Statement from Samherji

Press release

It has recently been brought to our attention that a former executive of a subsidiary of the company in Namibia, Jóhannes Stefánsson, has spoken to the media and made serious allegations against Samherji's executives, both current and former. We take this very seriously and have engaged the international law firm Wikborg Rein based in Norway to assist us in  thorough investigation of our operations in Africa. Until the investigation has been concluded we will not comment on specific allegations.

We have especially requested to have background discussions with reporters from the Icelandic National Broadcasting Service, RÚV, to provide information that we believe is relevant to the proposed coverage. Our request has been rejected by the editor because the reporters are only willing to talk with us in front of a camera. We believe that the information we hold is of such nature that it would be unreasonable with regards to the interests of individuals concerned.

"All the activities of Samherji and its affiliates were under investigation by authorities for years and no wrongdoings were ever found. All our accounting, e-mails and all other data were thoroughly examined, including that of the companies that have been operating in African waters since 2007. We will not now, like in the past, accept false and misleading allegations of a former employee who once again are prepared by the same parties and media as in the Central Bank-case a few years back," says Thorsteinn Már Baldvinsson, CEO of Samherji.

At this point in time we believe it is important to disclose that in the beginning of 2016 we came to suspect that something was wrong with our operations in Namibia.
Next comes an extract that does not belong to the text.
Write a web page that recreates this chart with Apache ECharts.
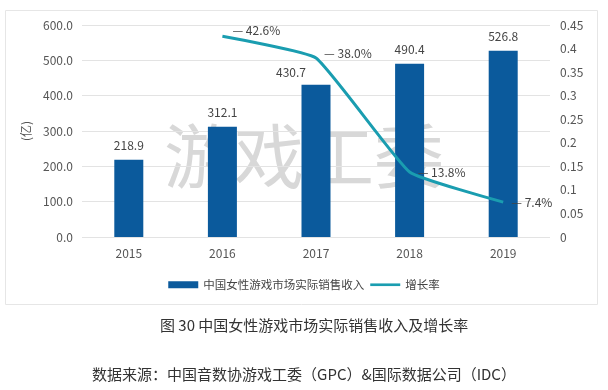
<!DOCTYPE html>
<html><head><meta charset="utf-8">
<script src="https://cdn.jsdelivr.net/npm/echarts@6/dist/echarts.min.js"></script>
<style>html,body{margin:0;padding:0;background:#fff}#c{width:608px;height:390px}</style>
</head><body><div id="c"></div>
<script>
const categories = ['2015','2016','2017','2018','2019'];
const revenue = [218.9, 312.1, 430.7, 490.4, 526.8];
const growth = [null, 0.426, 0.380, 0.138, 0.074];
const leftTicks = [0,100,200,300,400,500,600];
const rightTicks = [0,0.05,0.1,0.15,0.2,0.25,0.3,0.35,0.4,0.45];
const seriesNames = ['中国女性游戏市场实际销售收入','增长率'];
const unitName = '(亿)';
const titleText = '图 30 中国女性游戏市场实际销售收入及增长率';
const sourceText = '数据来源：中国音数协游戏工委（GPC）&国际数据公司（IDC）';
const watermark = '游戏工委';

const FONT = '"Noto Sans CJK SC", "Open Sans", sans-serif';
const chart = echarts.init(document.getElementById('c'));
chart.setOption({
  animation: false,
  textStyle: {fontFamily: FONT},
  grid: {left: 82, right: 58, top: 25, bottom: 153},
  graphic: [
    {type:'rect', left: 3, top: 8, shape:{width: 592, height: 294}, style:{fill:'none', stroke:'#e6e6e6', lineWidth:1}, z:-10},
    {type:'text', left: 'center', top: 121, z: -5, style:{text: watermark, font: '70px "Noto Sans CJK SC"', fill: '#d8d8d8'}},
    {type:'text', left: 160, top: 318, style:{text: titleText, font: '15px "Noto Sans CJK SC"', fill: '#333'}},
    {type:'text', left: 'center', top: 367, style:{text: sourceText, font: '15px "Noto Sans CJK SC"', fill: '#333'}}
  ],
  legend: {
    top: 274, left: 'center', itemGap: 6,
    textStyle: {fontSize: 11.5, color: '#444', fontFamily: FONT},
    data: [
      {name: seriesNames[0], icon: 'rect', itemWidth: 30, itemHeight: 7},
      {name: seriesNames[1], icon: 'path://M0,0 L34,0 L34,3 L0,3 Z', itemWidth: 34, itemHeight: 3}
    ],
    itemWidth: 30, itemHeight: 7
  },
  xAxis: {
    type: 'category', data: categories,
    axisTick: {show: false},
    axisLine: {show: false},
    axisLabel: {color: '#555', fontSize: 12, margin: 10}
  },
  yAxis: [
    {type: 'value', min: 0, max: 600, interval: 100,
     name: unitName, nameLocation: 'middle', nameRotate: 90, nameGap: 50,
     nameTextStyle: {color: '#555', fontSize: 12},
     axisLabel: {color: '#555', fontSize: 12, margin: 9, formatter: v => v.toFixed(1)},
     splitLine: {lineStyle: {color: '#e3e3e3'}}},
    {type: 'value', min: 0, max: 0.45, interval: 0.05,
     axisLabel: {color: '#555', fontSize: 12, margin: 10, formatter: v => String(parseFloat(v.toFixed(2)))},
     splitLine: {show: false}}
  ],
  series: [
    {name: seriesNames[0], type: 'bar', data: revenue, barWidth: 29,
     itemStyle: {color: '#0b5a9c'},
     label: {show: true, position: 'top', distance: 8, color: '#444', fontSize: 12,
       formatter: p => p.value.toFixed(1)},
     labelLayout: p => p.dataIndex === 2 ? {dx: -25, dy: 2} : {}
    },
    {name: seriesNames[1], type: 'line', yAxisIndex: 1, data: growth,
     smooth: 0.12, symbol: 'circle', symbolSize: 0.1, showSymbol: true, connectNulls: false,
     lineStyle: {color: '#1a9db0', width: 3}, itemStyle: {color: '#1a9db0'},
     label: {show: true, position: 'right', distance: 8, color: '#444', fontSize: 12,
       formatter: p => '— ' + (p.value*100).toFixed(1) + '%'},
     labelLayout: p => p.dataIndex === 1 ? {dx: 2, dy: -6} : (p.dataIndex === 2 ? {dx: 0, dy: -5} : {})
    }
  ]
});
</script></body></html>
In order to get better information, we hired a former police officer from The Special Prosecutor’s office to go to Namibia and look into the matter. His investigation led to the dismissal of the aforementioned employee in mid-2016 for unacceptable behavior and conduct. Since then our staff has been trying to take control of our operations in Namibia. During this process the former employee has demanded large sums of money from Samherji alongside his colleagues.

Samherji has made an effort to work in accordance with the laws and regulations that apply in the countries in which we have operations. In this context, we have worked closely with the government of Namibia, both with the tax authorities and the Bank of Namibia. Since late 2016 all VAT-taxed companies in Namibia have been required to undergo a thorough inspection by the tax authorities every two months during which all accounts are reviewed. This applies to our companies, like all other companies in Namibia.

It has been known from the beginning that the Samherji operations in Namibia were only temporary. We have entered into agreements with various quota holders where the durations have been anywhere between a few months to five years. All the agreements in question have now expired. In recent years, the government of Namibia has been implementing a lot of changes in the fishing industry with the objective of Namibianising the fishing industry. Those changes include reducing the use of pelagic trawlers and instead focusing on land-based factory process with fresh fish vessels. The emphasis on Namibian ownership and management has also increased.

As a result, we have already sold one vessel and since the beginning of this year we have been negotiating the sale of all other operations in Namibia to domestic parties.